SLURM slow for array job

2019-08-28 00:45发布

问题:

I have a small cluster with nodes A, B, C and D. Each node has 80GB RAM and 32 CPUs. I am using Slurm 17.11.7.

I performed the following benchmark tests:

  • If I run a particular Java command directly on terminal on node A, I get an result in 2minutes.
  • If I run the same command with an "single" array job (#SBATCH --array=1-1), I get an result again in 2minutes.
  • If I ran the same command with same parameters with an array job on slurm only on node A, I get the output in 8mininutes, that is, it is four times slower. Here, I, of course, run 31 other Java commands with different parameters at the same time.

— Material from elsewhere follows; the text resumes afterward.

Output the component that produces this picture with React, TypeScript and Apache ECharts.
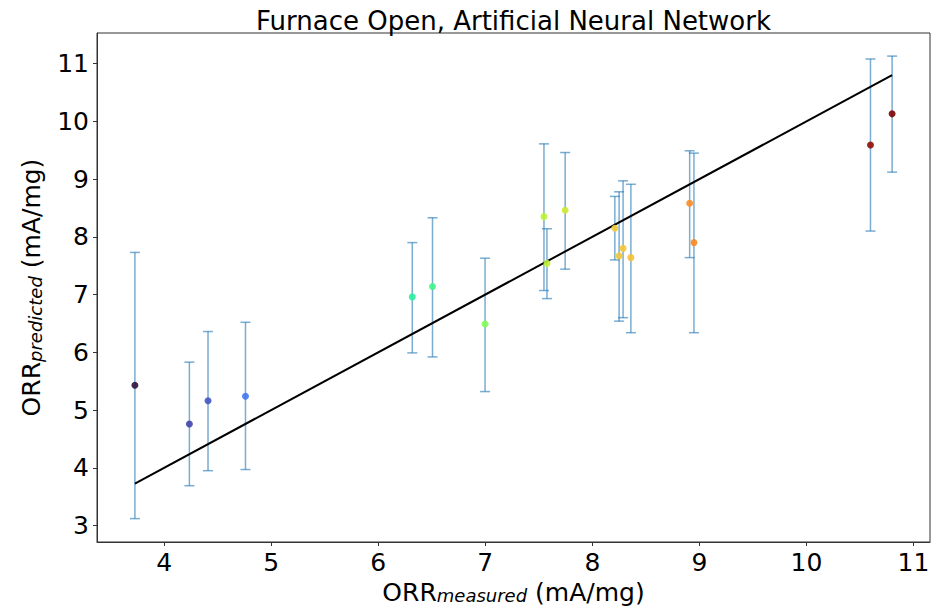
import React, { useEffect, useRef } from "react";
import * as echarts from "echarts";

const measured = [3.727, 4.236, 4.41, 4.76, 6.318, 6.507, 6.998, 7.548, 7.576, 7.746, 8.21, 8.25, 8.287, 8.36, 8.909, 8.949, 10.598, 10.8];
const predicted = [5.43, 4.76, 5.16, 5.24, 6.96, 7.14, 6.49, 8.35, 7.54, 8.46, 8.15, 7.67, 7.8, 7.64, 8.58, 7.9, 9.59, 10.13];
const errLow = [3.12, 3.69, 3.95, 3.97, 5.99, 5.92, 5.32, 7.07, 6.93, 7.44, 7.6, 6.54, 6.6, 6.34, 7.64, 6.34, 8.1, 9.12];
const errHigh = [7.73, 5.83, 6.36, 6.52, 7.9, 8.33, 7.63, 9.61, 8.14, 9.46, 8.7, 8.78, 8.97, 8.91, 9.49, 9.45, 11.08, 11.13];
const xTicks = [4, 5, 6, 7, 8, 9, 10, 11];
const yTicks = [3, 4, 5, 6, 7, 8, 9, 10, 11];
const turbo = ["#30123b", "#4145ab", "#4675ed", "#39a2fc", "#1bcfd4", "#24eca6", "#61fc6c", "#a4fc3b", "#d1e834", "#f3c63a", "#fe9b2d", "#f36315", "#d93806", "#b11901", "#7a0403"];

const FONT = "DejaVu Sans";

export default function App() {
  const ref = useRef<HTMLDivElement>(null);
  useEffect(() => {
    if (!ref.current) return;
    const chart = echarts.init(ref.current, null, { renderer: "svg" });
    const xMin = Math.min(...measured);
    const xMax = Math.max(...measured);
    const errData = measured.map((x, i) => [x, errLow[i], errHigh[i]]);
    const ptData = measured.map((x, i) => [x, predicted[i]]);
    const stroke = { stroke: "#1f77b4", lineWidth: 1.5, opacity: 0.6 };
    const nameRich = {
      a: { fontFamily: FONT, fontSize: 25, color: "#000" },
      b: { fontFamily: FONT, fontSize: 18, fontStyle: "italic", color: "#000", padding: [7, 0, 0, 0] },
    };
    const option: any = {
      animation: false,
      backgroundColor: "#fff",
      title: {
        text: "Furnace Open, Artificial Neural Network",
        left: 251,
        top: 3,
        textStyle: { fontFamily: FONT, fontSize: 26, fontWeight: "normal", color: "#000" },
      },
      grid: {
        left: 97,
        right: 18,
        top: 33,
        bottom: 65,
        show: true,
        borderColor: "#333",
        borderWidth: 1,
        outerBoundsMode: "none",
        containLabel: false,
      },
      visualMap: {
        show: false,
        type: "continuous",
        dimension: 0,
        seriesIndex: 2,
        min: xMin,
        max: xMax,
        inRange: { color: turbo },
      },
      xAxis: {
        type: "value",
        min: 3.373,
        max: 11.154,
        name: "{a|ORR}{b|measured}{a| (mA/mg)}",
        nameLocation: "middle",
        nameGap: 34,
        nameTextStyle: { rich: nameRich },
        splitLine: { show: false },
        axisLine: { show: true, onZero: false, lineStyle: { color: "#333" } },
        axisTick: { show: true, length: 4, customValues: xTicks, lineStyle: { color: "#333" } },
        axisLabel: { customValues: xTicks, fontFamily: FONT, fontSize: 25, color: "#000", margin: 8 },
      },
      yAxis: {
        type: "value",
        min: 2.715,
        max: 11.53,
        name: "{a|ORR}{b|predicted}{a| (mA/mg)}",
        nameLocation: "middle",
        nameGap: 53,
        nameTextStyle: { rich: nameRich },
        splitLine: { show: false },
        axisLine: { show: true, onZero: false, lineStyle: { color: "#333" } },
        axisTick: { show: true, length: 4, customValues: yTicks, lineStyle: { color: "#333" } },
        axisLabel: { customValues: yTicks, fontFamily: FONT, fontSize: 25, color: "#000", margin: 8 },
      },
      series: [
        {
          type: "custom",
          data: errData,
          z: 1,
          renderItem: (params: any, api: any) => {
            const x = api.value(0);
            const lo = api.value(1);
            const hi = api.value(2);
            const pTop = api.coord([x, hi]);
            const pBot = api.coord([x, lo]);
            const h = 5;
            return {
              type: "group",
              children: [
                { type: "line", shape: { x1: pTop[0], y1: pTop[1], x2: pBot[0], y2: pBot[1] }, style: stroke },
                { type: "line", shape: { x1: pTop[0] - h, y1: pTop[1], x2: pTop[0] + h, y2: pTop[1] }, style: stroke },
                { type: "line", shape: { x1: pBot[0] - h, y1: pBot[1], x2: pBot[0] + h, y2: pBot[1] }, style: stroke },
              ],
            };
          },
        },
        {
          type: "line",
          data: [[xMin, xMin], [xMax, xMax]],
          symbol: "none",
          z: 2,
          lineStyle: { color: "#000", width: 2 },
        },
        {
          type: "scatter",
          data: ptData,
          symbolSize: 7,
          z: 3,
          itemStyle: { opacity: 0.9 },
        },
      ],
    };
    chart.setOption(option);
    return () => chart.dispose();
  }, []);
  return <div ref={ref} style={{ position: "absolute", left: 0, top: 0, width: 948, height: 607 }} />;
}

I already tried SelectTypeParameters=CR_CPU_Memory and SelectTypeParameters=CR_Core with the same result.

Why is my array job 4 times slower? Thanks for your help!

The header of my array job, which I submit, looks like this:

#!/bin/bash -l
#SBATCH --array=1-42
#SBATCH --job-name exp
#SBATCH --output logs/output_%A_%a.txt
#SBATCH --error logs/error_%A_%a.txt
#SBATCH --time=20:00
#SBATCH --mem=2048
#SBATCH --cpus-per-task=1
#SBATCH -w <NodeA>

The slurm.conf file looks like:

ControlMachine=<NodeA>
ControlAddr=<IPNodeA>
MpiDefault=none
ProctrackType=proctrack/cgroup
ReturnToService=1
SlurmctldPidFile=/var/run/slurmctld.pid
SlurmdPidFile=/var/run/slurmd.pid
SlurmdSpoolDir=/var/spool/slurmd
SlurmUser=<test_user_123>
StateSaveLocation=/var/spool/slurmctld
SwitchType=switch/none
TaskPlugin=task/affinity

MaxJobCount=100000
MaxArraySize=15000

MinJobAge=300
# SCHEDULING
FastSchedule=1
SchedulerType=sched/backfill
SelectType=select/cons_res
SelectTypeParameters=CR_CPU_Memory

# LOGGING AND ACCOUNTING
AccountingStorageType=accounting_storage/none
ClusterName=Cluster
JobAcctGatherType=jobacct_gather/none
SlurmctldLogFile=/var/log/slurmctld.log
SlurmdLogFile=/var/log/slurmd.log

# COMPUTE NODES
#NodeName=NameA-D> State=UNKNOWN
NodeName=<NameA> NodeAddr=<IPNodeA> State=UNKNOWN CPUs=32 RealMemory=70363
NodeName=<NameB> NodeAddr=<IPNodeB> State=UNKNOWN CPUs=32 RealMemory=70363
NodeName=<NameC> NodeAddr=<IPNodeC> State=UNKNOWN CPUs=32 RealMemory=70363
NodeName=<NameD> NodeAddr=<IPNodeD> State=UNKNOWN CPUs=32 RealMemory=70363

PartitionName=debug Nodes=<NodeA-D> Default=YES MaxTime=INFINITE State=UP

回答1:

If the running time does not depend on the value of the parameter in the Java application, there are two possible explanations:

Either your cgroup configuration does not confine your jobs and your Java code is multithreaded. In such case, if you run only one job, or if you run directly on the node, your single task uses several CPUs in parallel. If you run a job array that saturates the node, each task only can use a single CPU.

Or, your node is configured with hyper threading. In such case, if you run only one job, or if you run directly on the node, your single task can use a full CPU. If you run a job array that saturates the node, each task must share a physical CPU with another one.